Most organizations maintain allocation cost centers that contain:
- A list of wells or completions
- Allocation percentages or weighting factors
- Historical allocation data
While precision is important, the industry often favors simplicity and consistency. Equal allocation per well remains one of the most common methodologies, although production volumes, BOE, or water disposal volumes may be used when benefits vary significantly.
4. Indirect operating costs and overhead allocation
Indirect costs primarily refer to overhead charges governed by the JOA and applicable COPAS accounting procedures.

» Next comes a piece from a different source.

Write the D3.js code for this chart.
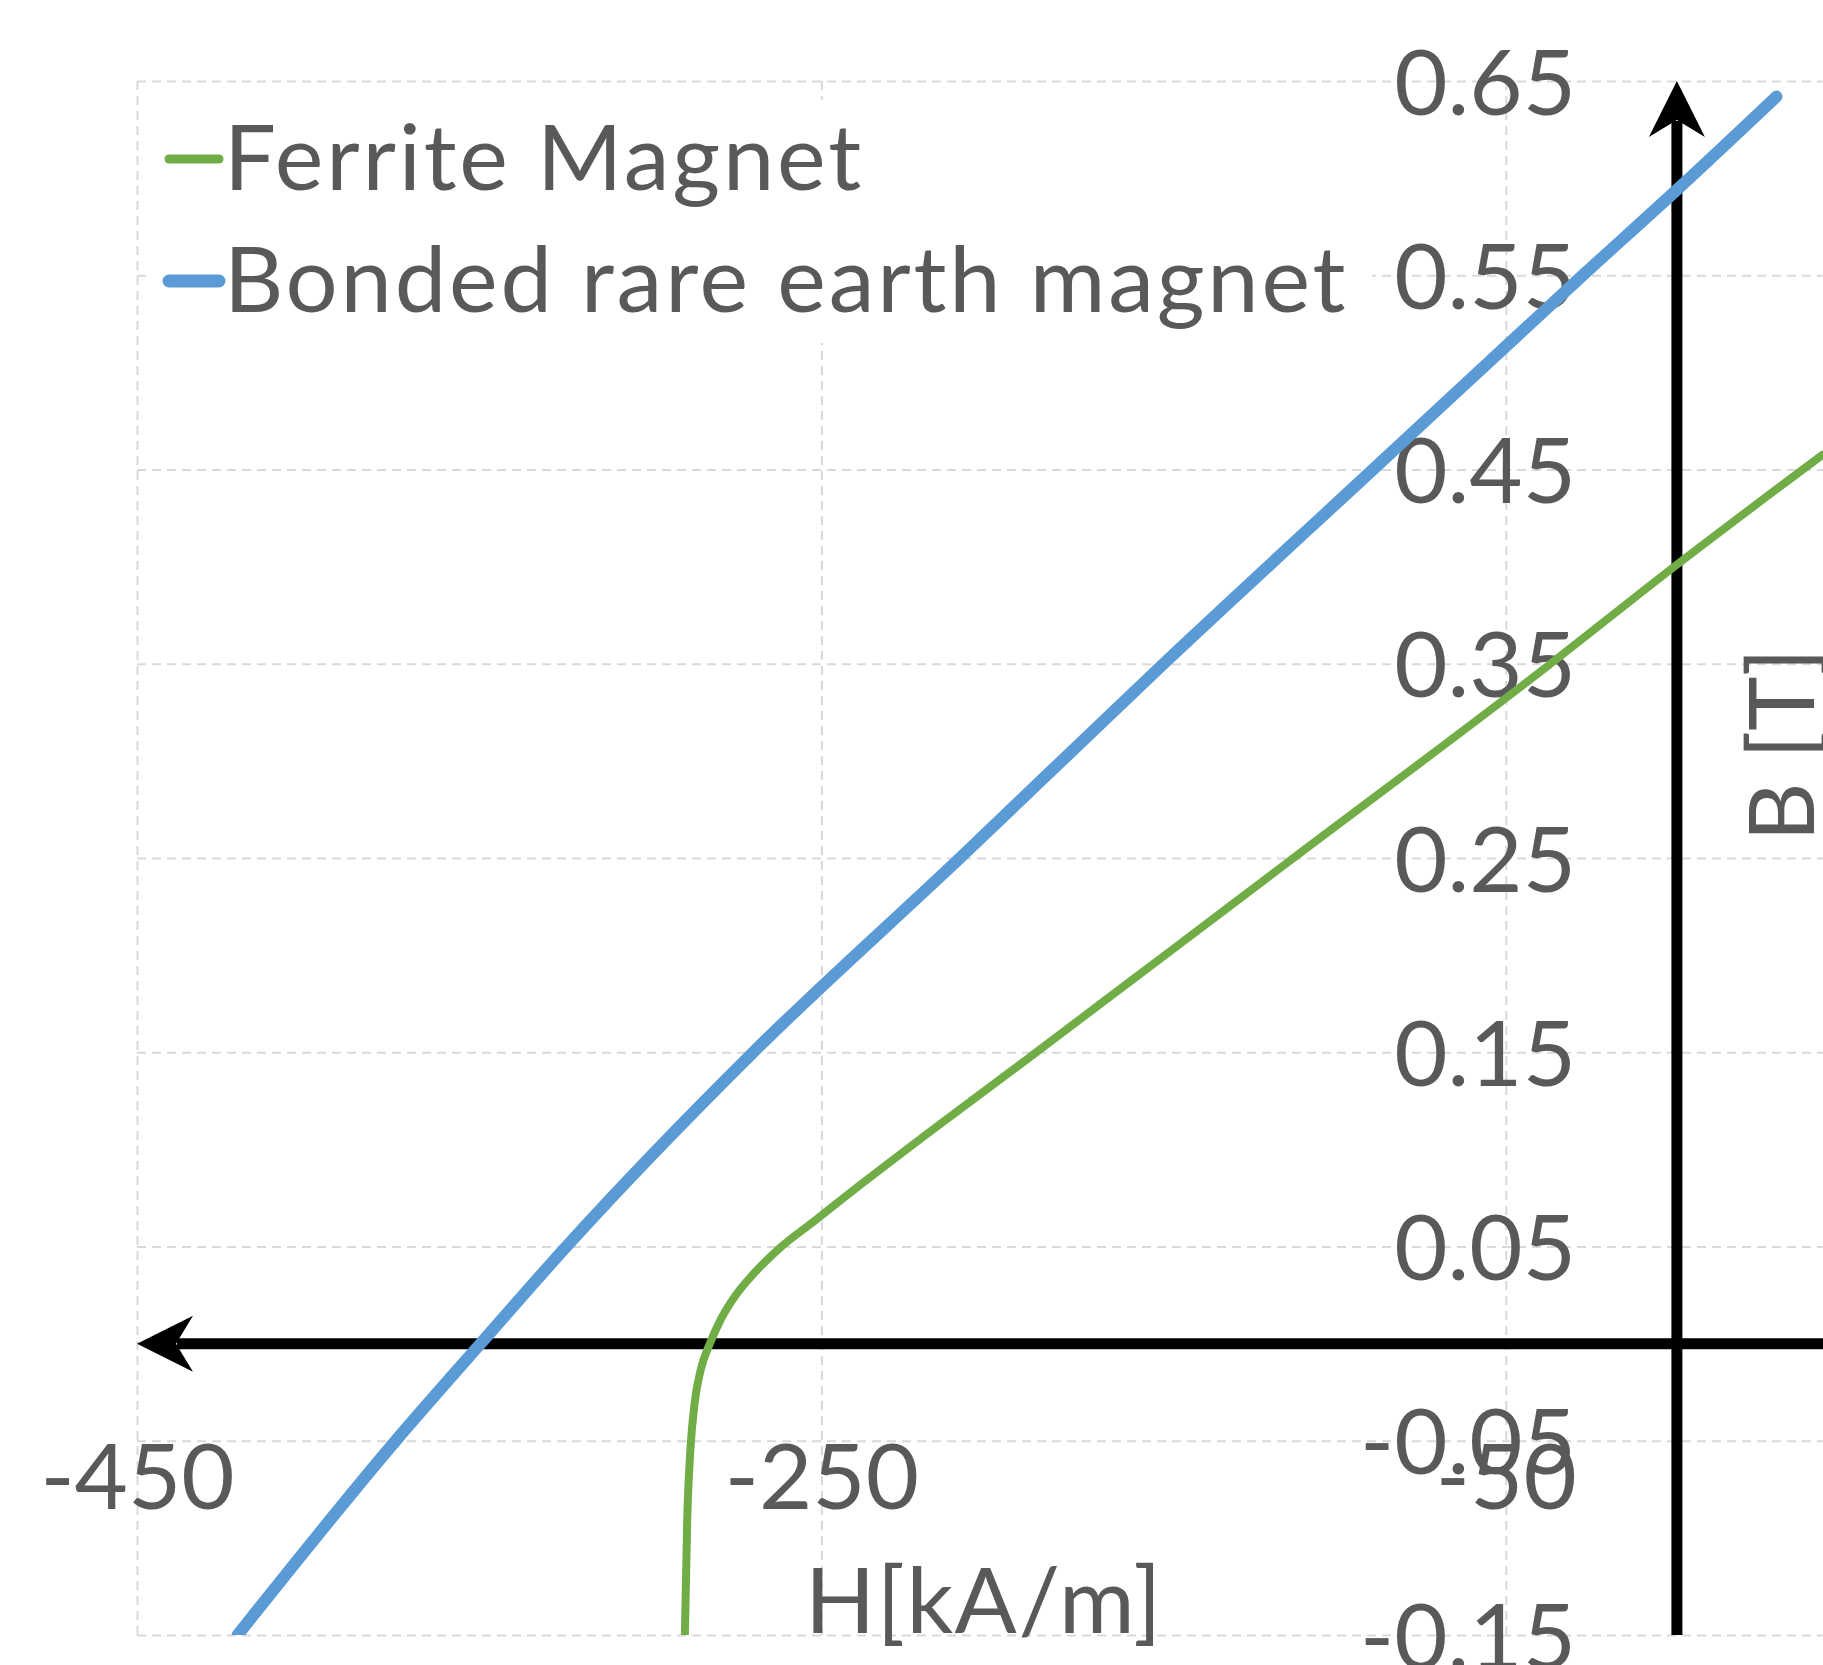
<!DOCTYPE html>
<html>
<head>
<meta charset="utf-8">
<script src="https://cdn.jsdelivr.net/npm/d3@7"></script>
<style>
  html, body { margin: 0; padding: 0; background: #fff; }
  svg { display: block; }
  text { font-family: Lato, "Open Sans", sans-serif; fill: #595959; }
</style>
</head>
<body>
<div id="chart"></div>
<script>
// axis ticks
const hTicks = [-450, -250, -50];
const bTicks = [-0.15, -0.05, 0.05, 0.15, 0.25, 0.35, 0.45, 0.55, 0.65];

// series (H in kA/m, B in T)
const seriesNames = ['Ferrite Magnet', 'Bonded rare earth magnet'];
const ferriteH = [-289.9, -289.2, -288.3, -287.0, -285.2, -282.6, -279.4, -275.2, -269.8, -262.3, -252, -238, -220, -190, -149, -115, -38, 0, 42.5];
const ferriteB = [-0.15, -0.09, -0.055, -0.03, -0.013, 0, 0.0125, 0.0245, 0.036, 0.049, 0.0632, 0.0826, 0.1068, 0.1463, 0.2008, 0.2461, 0.3485, 0.401, 0.4575];
const bondedH = [-420.6, -374.4, -349.6, -324.5, -269.9, -209.5, -150, -88.8, -27.5, 0, 29.1];
const bondedB = [-0.15, -0.05, 0, 0.05, 0.15, 0.25, 0.35, 0.45, 0.55, 0.594, 0.642];

const W = 1823, H = 1665;
const plot = { left: 137, right: 1848, top: 81, bottom: 1635 };
const fontSize = 92;

const color = d3.scaleOrdinal().domain(seriesNames).range(['#70AD47', '#5B9BD5']);
const strokeW = d3.scaleOrdinal().domain(seriesNames).range([8, 12]);

// plain hyphen for negative numbers, like the original
const locale = d3.formatLocale({ decimal: '.', thousands: ',', grouping: [3], currency: ['', ''], minus: '-' });

const x = d3.scaleLinear().domain([-450, 50]).range([plot.left, plot.right]);
const y = d3.scaleLinear().domain([-0.15, 0.65]).range([plot.bottom, plot.top]);

const svg = d3.select('#chart').append('svg')
  .attr('width', W).attr('height', H);
svg.append('rect').attr('width', W).attr('height', H).attr('fill', '#fff');

// gridlines
const gridV = svg.append('g')
  .attr('transform', `translate(0,${plot.bottom})`)
  .call(d3.axisBottom(x).tickValues(hTicks).tickSize(-(plot.bottom - plot.top)).tickFormat(''));
const gridH = svg.append('g')
  .attr('transform', `translate(${plot.left},0)`)
  .call(d3.axisLeft(y).tickValues(bTicks).tickSize(-(W - plot.left)).tickFormat(''));
[gridV, gridH].forEach(g => {
  g.select('.domain').remove();
  g.selectAll('line')
    .attr('stroke', '#D9D9D9')
    .attr('stroke-width', 2)
    .attr('stroke-dasharray', '9,6');
});

// tick labels
const yLabels = svg.append('g')
  .attr('transform', 'translate(1576,0)')
  .call(d3.axisLeft(y).tickValues(bTicks).tickSize(0).tickPadding(0).tickFormat(locale.format('.2f')));
yLabels.select('.domain').remove();
yLabels.selectAll('text')
  .attr('font-size', fontSize).attr('font-family', null).attr('fill', null)
  .attr('dy', '0.36em');

const xLabels = svg.append('g')
  .attr('transform', 'translate(0,1509)')
  .call(d3.axisBottom(x).tickValues(hTicks).tickSize(0).tickPadding(0).tickFormat(locale.format('d')));
xLabels.select('.domain').remove();
xLabels.selectAll('text')
  .attr('font-size', fontSize).attr('font-family', null).attr('fill', null)
  .attr('y', 0).attr('dy', null);

// axis titles
svg.append('text')
  .attr('x', 984).attr('y', 1633)
  .attr('text-anchor', 'middle')
  .attr('font-size', fontSize)
  .attr('letter-spacing', 1.5)
  .text('H[kA/m]');
svg.append('text')
  .attr('transform', 'translate(1814,745) rotate(-90)')
  .attr('text-anchor', 'middle')
  .attr('font-size', fontSize)
  .text('B [T]');

// black axes with arrow heads
const axisColor = '#000';
const axisW = 11;
svg.append('line')
  .attr('x1', x(-450) + 40).attr('x2', W)
  .attr('y1', y(0)).attr('y2', y(0))
  .attr('stroke', axisColor).attr('stroke-width', axisW);
svg.append('path')
  .attr('d', `M${x(-450)},${y(0)} L${x(-450) + 56},${y(0) - 28} L${x(-450) + 39},${y(0)} L${x(-450) + 56},${y(0) + 28} Z`)
  .attr('fill', axisColor);
svg.append('line')
  .attr('x1', x(0)).attr('x2', x(0))
  .attr('y1', y(-0.15)).attr('y2', y(0.65) + 40)
  .attr('stroke', axisColor).attr('stroke-width', axisW);
svg.append('path')
  .attr('d', `M${x(0)},${y(0.65)} L${x(0) - 28},${y(0.65) + 56} L${x(0)},${y(0.65) + 39} L${x(0) + 28},${y(0.65) + 56} Z`)
  .attr('fill', axisColor);

// series
svg.append('clipPath').attr('id', 'plotClip')
  .append('rect')
  .attr('x', 0).attr('y', plot.top)
  .attr('width', W).attr('height', plot.bottom - plot.top);

const series = [
  { name: seriesNames[0], points: ferriteH.map((h, i) => [h, ferriteB[i]]) },
  { name: seriesNames[1], points: bondedH.map((h, i) => [h, bondedB[i]]) }
];

const line = d3.line()
  .x(d => x(d[0]))
  .y(d => y(d[1]))
  .curve(d3.curveMonotoneX);

svg.append('g').attr('clip-path', 'url(#plotClip)')
  .selectAll('path')
  .data(series)
  .join('path')
  .attr('d', d => line(d.points))
  .attr('fill', 'none')
  .attr('stroke', d => color(d.name))
  .attr('stroke-width', d => strokeW(d.name))
  .attr('stroke-linecap', 'round')
  .attr('stroke-linejoin', 'round');

// legend
const legend = svg.append('g');
legend.append('rect')
  .attr('x', 150).attr('y', 100)
  .attr('width', 1222).attr('height', 243)
  .attr('fill', '#fff');
const items = legend.selectAll('g.item')
  .data(seriesNames)
  .join('g')
  .attr('class', 'item')
  .attr('transform', (d, i) => `translate(0,${159 + i * 122})`);
items.append('line')
  .attr('x1', 169).attr('x2', 219)
  .attr('stroke', d => color(d))
  .attr('stroke-width', d => strokeW(d) + 1)
  .attr('stroke-linecap', 'round');
items.append('text')
  .attr('x', 224).attr('y', 31)
  .attr('font-size', fontSize)
  .attr('letter-spacing', 2.8)
  .text(d => d);
</script>
</body>
</html>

Key considerations include:
- Monthly operating overhead rates
- COPAS annual adjustment factors
- Producing zone versus wellbore billing requirements
Where agreements permit charging overhead per producing zone, allocation may not be required. However, when multiple producing formations exist within a single wellbore and the JOA specifies a single charge, costs are typically allocated using:
- Equal-share methodology
- State-approved production allocation formulas
Understanding the governing accounting procedures is essential to ensure compliance and consistency.
5. Maintaining accurate allocations: timing matters
Cost allocation is not a "set-it-and-forget-it" process.
Most operators review and update allocation factors monthly after production data has been finalized.
The typical process involves:
- Closing monthly production data.
- Validating well status and volumes.
- Updating allocation percentages.
- Loading revised allocation data into the accounting system.
- Generating accurate JIB billings.
Maintaining historical records is considered the best practice, particularly when production profiles and operating conditions change significantly over time.
Regular reviews help ensure that allocations continue to reflect actual operational activity.
Leveraging automation to improve JIB efficiency
Modern accounting platforms provide opportunities to automate allocation management and reduce manual effort.
Automation can support:
- Data imports Production
- Allocation cost center updates
- Well status validation
- Historical allocation tracking
- Overhead calculation workflows
Data may be sourced through:
- Standard production reports
- Database extracts
- API integrations
- Production management systems
One of the most important automation controls is ensuring that inactive, temporarily abandoned (TA), or plugged and abandoned (PA) wells are appropriately excluded from allocation calculations.
Organizations that automate allocation updates can often complete processes in hours rather than days, improving both accuracy and reporting timeliness.
Best practices for effective JIB cost allocation
To strengthen allocation accuracy and operational efficiency, organizations should:
- Establish clear allocation methodologies
- Review of allocation factors monthly
- Maintain allocation history and supporting documentation
- Align accounting, operations, and engineering teams
- Automate data integration wherever possible
- Perform regular audits and control reviews
- Ensure compliance with JOA and COPAS requirements
JIB cost allocation remains one of the most critical functions within oil and gas accounting. While the process can be complex, organizations that implement strong controls, maintain accurate allocation methodologies and embrace automation are better positioned to deliver reliable financial reporting and partner billing.
Ultimately, effective JIB cost allocation is not just an accounting exercise, it is a key driver of operational transparency, stakeholder trust and long-term business performance.
As the industry continues to digitize and streamline financial operations, companies that modernize their allocation processes will gain a significant advantage in efficiency, accuracy and scalability.